In a way what went on in the battlefield of his body is reminiscent of
the bitter struggle he waged against imperial domination throughout his
distinguished career.
The
foremost political issue he continuously sought to bring into the arena of
public discussion was the cause of Palestine and its people. It is not generally
known how much opprobrium, injustice, insult and threat was directed
against Said for his spirited, eloquent and untiring efforts on behalf of his
people. He was well-settled in the United States, a respectable academic, one of
the pillars of the alternative intellectual establishment, an international
celebrity who would be adored for his very difference. The west is continuously
looking for safe deviance which can be fitted into cosy slots and which would
legitimise the overarching dominance of mainstream intellectual and cultural
productions. But Said was anything
but safe. A thorn in the flesh of the imperialist-zionist consensus, an
indefatigable campaigner for the liberation of Palestine, a defender of the
rights of refugees and migrants, he stood out in America as a man who would not
be cowed or corrupted into complicity. Said had his differences with various
strands of political leadership in the Arab world, and he was a never a part of
the Palestinian or Arab community in the full sense of the term; he was a
secular, democratic, independent-minded participant in the cause against
imperial hegemony, bitterly critical of regressive Islamic positions, trying
continuously to evolve a rational, humane, equitable order of peoples living
together, continuously frustrated by entrenched bigotry, oppression and
injustice. Two major books – The Question of Palestine (1980), and After
the Last Sky (1986) – and a great many articles described the moral and
intellectual work through which he sought to reach his imagined community.
This
community, the Palestinian or the Arabic or the Oriental, had not been easy to
imagine, or having imagined it, easy to reach. Said was not really a refugee or
a displaced person. There was a certain choice in the first part of his career
which eased this very clever and erudite man into the appointed slot of
civilised, urbane, distinguished academic. His early work – Joseph Conrad
and the Fiction of Autobiography (1966) and Beginnings: Intention and
Method (1975) – did enough to launch him into the trajectory of success
which needs one or two damn good books. But the will to challenge the logic of
Arnoldian high culture is already there, the search for an alternative critical
position is immanent. This called for elective affinities. And Said chose to be
a Palestinian, an Arab, a third-world person. Later on, he would imagine himself
into a community of exiled, footloose, transnationally nationless people. This
gave a moral and visceral edge to his critique of the western canon, his radical
interrogation of the prescribed ramble among the masterpieces. The firm anchor
in a secular, rational, critical view of the world, memorably put on view in The
World, the Text and the Critic (1984), demands a kind of partisanship which
stand up to the quasi-theological orthodoxies of the west.
Locations
are very important in Said’s work. He makes it very clear in the beginning of
his major work Orientalism (1978) that he was writing from a definite
position, a position which has moral, intellectual, historical and geographical
specificities, and without which much of the import of what he wants to say will
be lost. The breathtaking novelty of Orientalism shook up the
intellectual establishment in the Anglophone world; it came at the right time.

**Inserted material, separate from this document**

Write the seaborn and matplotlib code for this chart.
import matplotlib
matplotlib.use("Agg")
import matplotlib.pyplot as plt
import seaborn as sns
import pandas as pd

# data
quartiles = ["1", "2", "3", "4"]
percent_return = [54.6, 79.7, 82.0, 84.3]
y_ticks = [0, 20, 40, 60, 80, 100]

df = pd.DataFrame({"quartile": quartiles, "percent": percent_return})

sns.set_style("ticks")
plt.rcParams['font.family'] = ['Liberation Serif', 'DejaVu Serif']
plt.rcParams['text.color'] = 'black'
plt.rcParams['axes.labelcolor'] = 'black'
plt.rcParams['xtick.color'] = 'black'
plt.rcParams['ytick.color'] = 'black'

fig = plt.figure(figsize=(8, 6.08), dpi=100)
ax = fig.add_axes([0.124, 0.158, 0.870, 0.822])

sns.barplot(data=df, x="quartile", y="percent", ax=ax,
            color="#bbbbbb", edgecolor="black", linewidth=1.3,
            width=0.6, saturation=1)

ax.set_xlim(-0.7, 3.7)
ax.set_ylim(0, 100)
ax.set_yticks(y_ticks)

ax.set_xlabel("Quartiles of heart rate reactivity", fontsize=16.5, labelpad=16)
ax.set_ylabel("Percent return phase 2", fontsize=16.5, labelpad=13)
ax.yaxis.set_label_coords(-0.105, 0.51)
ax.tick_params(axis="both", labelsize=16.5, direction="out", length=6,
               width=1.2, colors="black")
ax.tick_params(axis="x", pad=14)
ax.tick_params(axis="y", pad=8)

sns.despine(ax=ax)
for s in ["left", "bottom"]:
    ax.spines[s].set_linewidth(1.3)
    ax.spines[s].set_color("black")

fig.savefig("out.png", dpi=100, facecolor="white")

Foucault’s brand of historical Post-structuralism was just beginning to form
something like a fashionable orthodoxy; the flush from the hard-headed
theoretical anti-humanism of seventies Marxism was fading; right wing reaction
was taking over the control of political and economic centres of power
knowledge. The cultural turn was already in place. Said’s book goes into the
intellectual and cultural construction of the western view of the east — the
vanquisher putting the vanquished in place.

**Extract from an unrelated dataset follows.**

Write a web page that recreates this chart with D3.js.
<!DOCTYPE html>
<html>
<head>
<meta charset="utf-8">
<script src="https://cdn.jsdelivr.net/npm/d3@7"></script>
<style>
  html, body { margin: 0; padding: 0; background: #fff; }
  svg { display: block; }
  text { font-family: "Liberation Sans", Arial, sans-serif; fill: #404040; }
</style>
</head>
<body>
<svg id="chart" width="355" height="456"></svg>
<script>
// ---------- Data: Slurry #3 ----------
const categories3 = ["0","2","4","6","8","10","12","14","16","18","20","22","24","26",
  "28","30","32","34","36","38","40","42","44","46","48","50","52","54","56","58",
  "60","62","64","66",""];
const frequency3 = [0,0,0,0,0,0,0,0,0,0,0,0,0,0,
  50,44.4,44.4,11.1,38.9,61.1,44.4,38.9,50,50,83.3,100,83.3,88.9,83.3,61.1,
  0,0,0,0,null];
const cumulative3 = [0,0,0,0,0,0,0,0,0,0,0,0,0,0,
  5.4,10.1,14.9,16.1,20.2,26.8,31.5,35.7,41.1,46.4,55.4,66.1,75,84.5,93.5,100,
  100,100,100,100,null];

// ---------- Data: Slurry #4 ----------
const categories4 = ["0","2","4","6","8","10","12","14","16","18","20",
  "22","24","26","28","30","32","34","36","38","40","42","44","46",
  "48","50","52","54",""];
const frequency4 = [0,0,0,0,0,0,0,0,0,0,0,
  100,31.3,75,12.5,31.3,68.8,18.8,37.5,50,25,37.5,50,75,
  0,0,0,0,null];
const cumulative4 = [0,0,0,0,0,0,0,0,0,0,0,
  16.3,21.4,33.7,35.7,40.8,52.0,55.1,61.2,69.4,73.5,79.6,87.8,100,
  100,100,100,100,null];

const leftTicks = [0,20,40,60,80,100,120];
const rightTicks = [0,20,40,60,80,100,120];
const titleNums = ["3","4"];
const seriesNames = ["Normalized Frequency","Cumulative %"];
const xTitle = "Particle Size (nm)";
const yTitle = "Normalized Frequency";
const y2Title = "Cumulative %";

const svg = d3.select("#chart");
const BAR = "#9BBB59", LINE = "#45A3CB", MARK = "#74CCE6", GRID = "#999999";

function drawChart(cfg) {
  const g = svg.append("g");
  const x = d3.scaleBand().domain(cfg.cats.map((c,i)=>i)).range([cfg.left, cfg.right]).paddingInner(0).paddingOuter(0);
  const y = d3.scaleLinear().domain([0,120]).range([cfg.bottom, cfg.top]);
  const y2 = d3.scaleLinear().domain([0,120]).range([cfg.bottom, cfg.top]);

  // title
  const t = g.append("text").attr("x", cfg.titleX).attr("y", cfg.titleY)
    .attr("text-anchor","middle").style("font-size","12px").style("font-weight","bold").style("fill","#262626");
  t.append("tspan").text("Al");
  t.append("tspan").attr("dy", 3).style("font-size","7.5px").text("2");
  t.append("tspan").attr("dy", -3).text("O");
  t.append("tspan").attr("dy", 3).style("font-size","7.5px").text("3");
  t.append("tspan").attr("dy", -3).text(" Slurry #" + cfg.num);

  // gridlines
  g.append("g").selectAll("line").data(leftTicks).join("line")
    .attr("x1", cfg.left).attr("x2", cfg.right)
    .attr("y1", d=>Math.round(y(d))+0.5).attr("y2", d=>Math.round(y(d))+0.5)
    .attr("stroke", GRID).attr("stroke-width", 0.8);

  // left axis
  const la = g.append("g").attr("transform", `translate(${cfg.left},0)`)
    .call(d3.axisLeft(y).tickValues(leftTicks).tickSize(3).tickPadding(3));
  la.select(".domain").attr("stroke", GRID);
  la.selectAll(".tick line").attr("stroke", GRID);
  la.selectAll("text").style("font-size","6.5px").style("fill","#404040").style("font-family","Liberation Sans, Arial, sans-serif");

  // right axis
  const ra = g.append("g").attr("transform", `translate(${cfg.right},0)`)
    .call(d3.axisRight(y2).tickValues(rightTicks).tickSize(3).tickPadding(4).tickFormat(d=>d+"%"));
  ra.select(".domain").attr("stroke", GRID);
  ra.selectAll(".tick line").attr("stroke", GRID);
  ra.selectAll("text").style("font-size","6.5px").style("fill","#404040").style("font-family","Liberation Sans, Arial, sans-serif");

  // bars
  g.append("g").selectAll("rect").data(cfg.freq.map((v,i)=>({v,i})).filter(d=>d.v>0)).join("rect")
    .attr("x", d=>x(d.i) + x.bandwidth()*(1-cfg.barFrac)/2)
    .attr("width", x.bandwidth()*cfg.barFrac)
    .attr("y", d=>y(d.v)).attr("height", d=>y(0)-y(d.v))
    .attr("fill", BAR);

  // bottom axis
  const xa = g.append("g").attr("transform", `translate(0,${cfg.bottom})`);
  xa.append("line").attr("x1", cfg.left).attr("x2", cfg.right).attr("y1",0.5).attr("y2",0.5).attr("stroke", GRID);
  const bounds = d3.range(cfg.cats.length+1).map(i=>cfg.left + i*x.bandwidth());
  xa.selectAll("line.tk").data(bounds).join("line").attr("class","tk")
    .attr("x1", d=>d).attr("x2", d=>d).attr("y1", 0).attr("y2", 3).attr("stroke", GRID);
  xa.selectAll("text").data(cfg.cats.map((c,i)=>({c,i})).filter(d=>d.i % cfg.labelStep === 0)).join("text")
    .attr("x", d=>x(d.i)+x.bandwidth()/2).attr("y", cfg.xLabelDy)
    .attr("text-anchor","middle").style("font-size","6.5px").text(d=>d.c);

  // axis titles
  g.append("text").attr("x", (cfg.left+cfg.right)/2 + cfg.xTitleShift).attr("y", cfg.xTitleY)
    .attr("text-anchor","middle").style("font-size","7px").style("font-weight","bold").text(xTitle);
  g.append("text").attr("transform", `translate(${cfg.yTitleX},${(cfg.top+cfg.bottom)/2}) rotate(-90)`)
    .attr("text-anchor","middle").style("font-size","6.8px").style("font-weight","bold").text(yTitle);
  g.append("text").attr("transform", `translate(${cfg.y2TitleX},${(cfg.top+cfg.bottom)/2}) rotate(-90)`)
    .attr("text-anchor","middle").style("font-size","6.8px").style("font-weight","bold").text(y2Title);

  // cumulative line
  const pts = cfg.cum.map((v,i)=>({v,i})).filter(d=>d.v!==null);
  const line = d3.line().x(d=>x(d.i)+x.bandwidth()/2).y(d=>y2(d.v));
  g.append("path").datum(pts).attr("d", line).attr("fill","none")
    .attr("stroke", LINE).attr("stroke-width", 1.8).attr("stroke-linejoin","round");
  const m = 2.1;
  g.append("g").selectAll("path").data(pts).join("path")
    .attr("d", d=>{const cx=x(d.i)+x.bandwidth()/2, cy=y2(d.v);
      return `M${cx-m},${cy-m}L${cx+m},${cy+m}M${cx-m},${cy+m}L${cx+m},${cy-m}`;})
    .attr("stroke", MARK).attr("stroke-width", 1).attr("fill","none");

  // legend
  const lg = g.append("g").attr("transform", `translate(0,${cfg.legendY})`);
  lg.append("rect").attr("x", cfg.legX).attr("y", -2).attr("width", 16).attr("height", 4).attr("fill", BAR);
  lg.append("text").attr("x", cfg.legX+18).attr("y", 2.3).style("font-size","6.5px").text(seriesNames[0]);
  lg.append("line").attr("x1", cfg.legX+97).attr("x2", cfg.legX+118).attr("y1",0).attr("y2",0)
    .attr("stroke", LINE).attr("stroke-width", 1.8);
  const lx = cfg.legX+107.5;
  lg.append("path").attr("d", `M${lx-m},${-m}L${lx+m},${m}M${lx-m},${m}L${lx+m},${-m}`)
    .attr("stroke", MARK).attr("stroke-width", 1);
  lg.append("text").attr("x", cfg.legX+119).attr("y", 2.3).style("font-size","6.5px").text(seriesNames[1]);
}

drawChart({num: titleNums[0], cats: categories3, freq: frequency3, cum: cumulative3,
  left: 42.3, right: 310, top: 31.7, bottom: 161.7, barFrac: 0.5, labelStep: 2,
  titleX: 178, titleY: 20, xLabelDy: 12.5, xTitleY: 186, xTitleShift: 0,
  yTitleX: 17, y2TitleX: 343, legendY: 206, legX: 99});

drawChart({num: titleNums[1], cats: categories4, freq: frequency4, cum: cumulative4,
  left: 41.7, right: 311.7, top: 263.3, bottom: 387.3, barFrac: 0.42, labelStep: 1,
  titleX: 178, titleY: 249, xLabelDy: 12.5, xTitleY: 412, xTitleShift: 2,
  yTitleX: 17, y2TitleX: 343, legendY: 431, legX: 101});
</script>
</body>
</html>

As Said himself acknowledges, his work follows that of a great many
others — both eastern and western, but his harnessing of the Foucauldian
paradigm of power generating discourse and discourse determining praxis gave a
particular slant to his argument and a certain power to his rhetoric. The world
of the silenced, the repressed, the disempowered is set in stark contrast to the
coercive reconstruction of the orient in hegemonic western discourse. The
breadth and depth of the scholarship, the elegance of the argument, the cutting
edge of ethical liberalism which underlies his sympathy for the underdog — all
this combined to make the academic world sit up and take notice. Orientalism was
the shaping influence on a great deal of other work. It was the pioneering text
in what came to be known as Postcolonial Studies. Said’s particular inflection
of Post-structuralism extended the horizon of the humanities and social sciences
in many third world countries. Despite its limitations, Orientalism
continues to be a seminal text in understanding the discursive formation known
as the west.
Said
himself saw some of these limitations in later work. But the theoretical thrust
of Orientalism is a little lost in collections such as Imperialism and
Culture (1993). His strength of scholarship and of textual analysis
continued. In fact, Said belonged to the breed of polymaths who had made western
literature their happy hunting ground. His taste in western classical music,
about which he wrote with enormous elan, his grasp of theory, his knowledge of
languages, his meticulous scholarship and very shrewd judgements — all this
would have ensured for him a respectable position in academic circles. That he
was great deal more than an esteemed scholar and critic is due to the choice he
had made in mid-career, a choice of location, a moral position which generated a
certain kind of politics.
Said
was no Marxist, let alone communist. Marxism in Orientalism is consigned
to the catch-all container of Eurocentric discourse. In fact, his understanding
of the economic base of modern-day imperialism was not very profound, and one is
never sure whether he had ever thought out the theoretical implications of
people’s freedom or people’s democracy. He was passionate about freedom from
dominance and he wanted freedom for all. But just what would bring this freedom
remains a little hazy. And yet, the untheorized or inadequately theorized
evasion of Marxism notwithstanding, Said’s work will remain a testimony to the
strength of conscientious-objectionism in the interstices of western thought. If
we feel solidarity with the millions who thronged the streets of western cities
to express anger and anguish over the plight of the Iraqi people or to condemn
the global ambitions of imperialist capital working through the WTO, we realise
that the world needs more people like Edward Said. He will be missed.